Hmm,

I'm new to this. I'd like Yj to update only what was changed, but it sounds as if the available options don't allow that. I think Doug (correct me if I am wrong) was wanting just such a thing to keep up efficient use of disk space--the cheapness of price is relative :) My Yj backup is 13 gig when I make major changes, like a system or account restore, and would prohibit buying new drives. I am out of luck, I think, and concur spending time on new features( like, say, an option to flag a new item in the Quick Input Panel ;)) is a better use of time.


On Apr 5, 2008, at 8:32 PM, Steven Huey wrote:

Doug,

The types of Core Data stores currently available are XML, SQLite, Custom Atomic, and In Memory (which must be binary) on Wikipedia.

The XML store is best used for debugging since it's just a text file that is human readable. It could be used for storing small amounts of data, but it would be far too slow for storing the web, PDF, and image data that Yojimbo is capable of.

The In Memory store would solve your large Time Machine backups since none of your data would be backed up (since all your Yojimbo data would be in RAM), but every time you quit Yojimbo you'd lose all your data. Again, not a good choice.

The downside of the Custom Atomic store (and also the XML format) is that by atomic Apple means that every time a change is saved to the Core Data store, the entire object graph is rewritten to the store. Again, for large Yojimbo databases this would be impractical.

SQLite offers MUCH better performance than XML or a Custom Atomic store, and also offers partial updates so when something is added, removed, or changed in your Yojimbo library the entire object graph doesn't have to be rewritten to disk, only what has changed.
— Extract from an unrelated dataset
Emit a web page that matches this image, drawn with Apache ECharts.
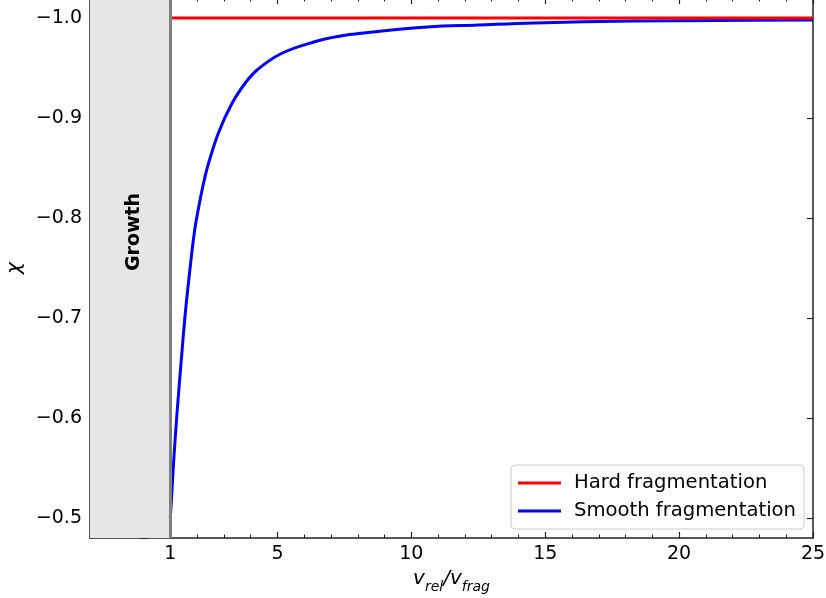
<!DOCTYPE html>
<html>
<head>
<meta charset="utf-8">
<script src="https://cdn.jsdelivr.net/npm/echarts@6/dist/echarts.min.js"></script>
<style>html,body{margin:0;padding:0;background:#fff;}#c{width:826px;height:598px;}</style>
</head>
<body>
<div id="c"></div>
<script>
// Data
const hardX = [1, 25];
const hardY = [-1.0, -1.0];
const smoothX = [1.00, 1.06, 1.12, 1.25, 1.40, 1.56, 1.75, 1.91, 2.06, 2.25, 2.43, 2.81, 3.31, 3.80, 4.24, 5.11, 6.36, 7.36, 8.22, 10.6, 12.5, 14.6, 18.3, 21.5, 25.0];
const smoothY = [-0.500, -0.527, -0.555, -0.605, -0.655, -0.705, -0.753, -0.788, -0.811, -0.836, -0.855, -0.886, -0.915, -0.935, -0.948, -0.964, -0.976, -0.982, -0.985, -0.991, -0.993, -0.995, -0.997, -0.9975, -0.998];
const xTicks = [1, 5, 10, 15, 20, 25];
const yTicks = [-1.0, -0.9, -0.8, -0.7, -0.6, -0.5];
const seriesNames = ['Hard fragmentation', 'Smooth fragmentation'];
const growthRange = [-2, 1];
const growthLabel = 'Growth';
const growthLabelPos = [-0.35, -0.786];

const FONT = 'DejaVu Sans';
const AX = '#222';
const xMin = -2, xMax = 25, yMin = -1.02, yMax = -0.48;

function zip(a, b) { return a.map((v, i) => [v, b[i]]); }
function fmt(v) { return Number(v).toFixed(1).replace('-', '\u2212'); }

const majorX = (pos, labels, name) => ({
  type: 'value', position: pos, min: xMin, max: xMax, gridIndex: 0,
  axisLine: { show: true, onZero: false, lineStyle: { color: AX, width: 1.5 } },
  axisTick: { show: true, inside: true, length: 6, customValues: xTicks, lineStyle: { color: AX, width: 1.2 } },
  axisLabel: labels ? { show: true, customValues: xTicks, fontSize: 19, color: '#000', fontFamily: FONT, margin: 7 } : { show: false },
  splitLine: { show: false },
  name: name || '', nameLocation: 'middle', nameGap: 30,
  nameTextStyle: {
    fontFamily: FONT, color: '#000',
    rich: {
      a: { fontSize: 20, fontStyle: 'italic', fontFamily: FONT, color: '#000', lineHeight: 25, verticalAlign: 'top' },
      b: { fontSize: 14, fontStyle: 'italic', fontFamily: FONT, color: '#000', lineHeight: 25, verticalAlign: 'bottom' }
    }
  }
});
const minorX = (pos) => ({
  type: 'value', position: pos, min: xMin, max: xMax, interval: 1, gridIndex: 0,
  axisLine: { show: false }, axisLabel: { show: false }, splitLine: { show: false },
  axisTick: { show: true, inside: true, length: 3.5, lineStyle: { color: AX, width: 1 } }
});
const majorY = (pos, labels, name) => ({
  type: 'value', position: pos, min: yMin, max: yMax, inverse: true, gridIndex: 0,
  axisLine: { show: true, onZero: false, lineStyle: { color: AX, width: 1.5 } },
  axisTick: { show: true, inside: true, length: 6, customValues: yTicks, lineStyle: { color: AX, width: 1.2 } },
  axisLabel: labels ? { show: true, customValues: yTicks, fontSize: 19, color: '#000', fontFamily: FONT, margin: 8, formatter: fmt } : { show: false },
  splitLine: { show: false },
  name: name || '', nameLocation: 'middle', nameGap: 60, nameRotate: 90,
  nameTextStyle: { fontFamily: FONT, fontStyle: 'italic', fontSize: 20, color: '#000' }
});
const minorY = (pos) => ({
  type: 'value', position: pos, min: yMin, max: yMax, interval: 0.02, inverse: true, gridIndex: 0,
  axisLine: { show: false }, axisLabel: { show: false }, splitLine: { show: false },
  axisTick: { show: true, inside: true, length: 3.5, lineStyle: { color: AX, width: 1 } }
});

const chart = echarts.init(document.getElementById('c'), null, { renderer: 'canvas' });
chart.setOption({
  animation: false,
  backgroundColor: '#fff',
  textStyle: { fontFamily: FONT },
  grid: { left: 90, right: 13, top: -2, bottom: 60, containLabel: false, outerBoundsMode: 'none' },
  xAxis: [
    majorX('bottom', true, '{a|v}{b|rel}{a|/v}{b|frag}'),
    minorX('bottom'),
    majorX('top', false),
    minorX('top')
  ],
  yAxis: [
    majorY('left', true, '\u03c7'),
    minorY('left'),
    majorY('right', false),
    minorY('right')
  ],
  legend: {
    data: seriesNames,
    orient: 'vertical',
    left: 511, top: 465,
    padding: [8, 8, 8, 7],
    itemGap: 8,
    itemWidth: 43, itemHeight: 3,
    icon: 'rect',
    borderColor: '#cccccc', borderWidth: 1, borderRadius: 4,
    backgroundColor: 'rgba(255,255,255,0.8)',
    textStyle: { fontSize: 19.6, color: '#000', fontFamily: FONT, lineHeight: 20, padding: [0, 0, 0, 8] }
  },
  series: [
    {
      name: seriesNames[0], type: 'line', xAxisIndex: 0, yAxisIndex: 0,
      data: zip(hardX, hardY), showSymbol: false, symbol: 'none',
      color: '#ff0000', lineStyle: { color: '#ff0000', width: 3 }, z: 3,
      markArea: {
        silent: true,
        itemStyle: { color: '#e6e6e6' },
        data: [[{ xAxis: growthRange[0] }, { xAxis: growthRange[1] }]]
      },
      markLine: {
        silent: true, symbol: ['none', 'none'],
        label: { show: false },
        lineStyle: { color: '#808080', width: 3, type: 'solid' },
        data: [{ xAxis: growthRange[1] }]
      },
      markPoint: {
        silent: true, symbol: 'circle', symbolSize: 0,
        itemStyle: { color: 'transparent' },
        label: { show: true, position: 'inside', rotate: 90, formatter: growthLabel, fontSize: 19, fontWeight: 'bold', color: '#000', fontFamily: FONT },
        data: [{ coord: growthLabelPos }]
      }
    },
    {
      name: seriesNames[1], type: 'line', xAxisIndex: 0, yAxisIndex: 0,
      data: zip(smoothX, smoothY), showSymbol: false, symbol: 'none',
      smooth: 0.4,
      color: '#0000ff', lineStyle: { color: '#0000ff', width: 3 }, z: 2
    }
  ]
});
</script>
</body>
</html>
With how cheap disk space is these days, I'd rather the developers at Bare Bones focus on adding more great features instead of writing a custom Core Data store or worry about storing Yojimbo items as individual files.

- Steve

On Apr 5, 2008, at 7:19 PM, Doug Ransom wrote:
"Core Data can serialize objects into XML, Binary, or SQLite for storage. With the release of Mac OS X 10.5 Leopard, developers can also create their own custom atomic store types. ". Any application to the problem at hand?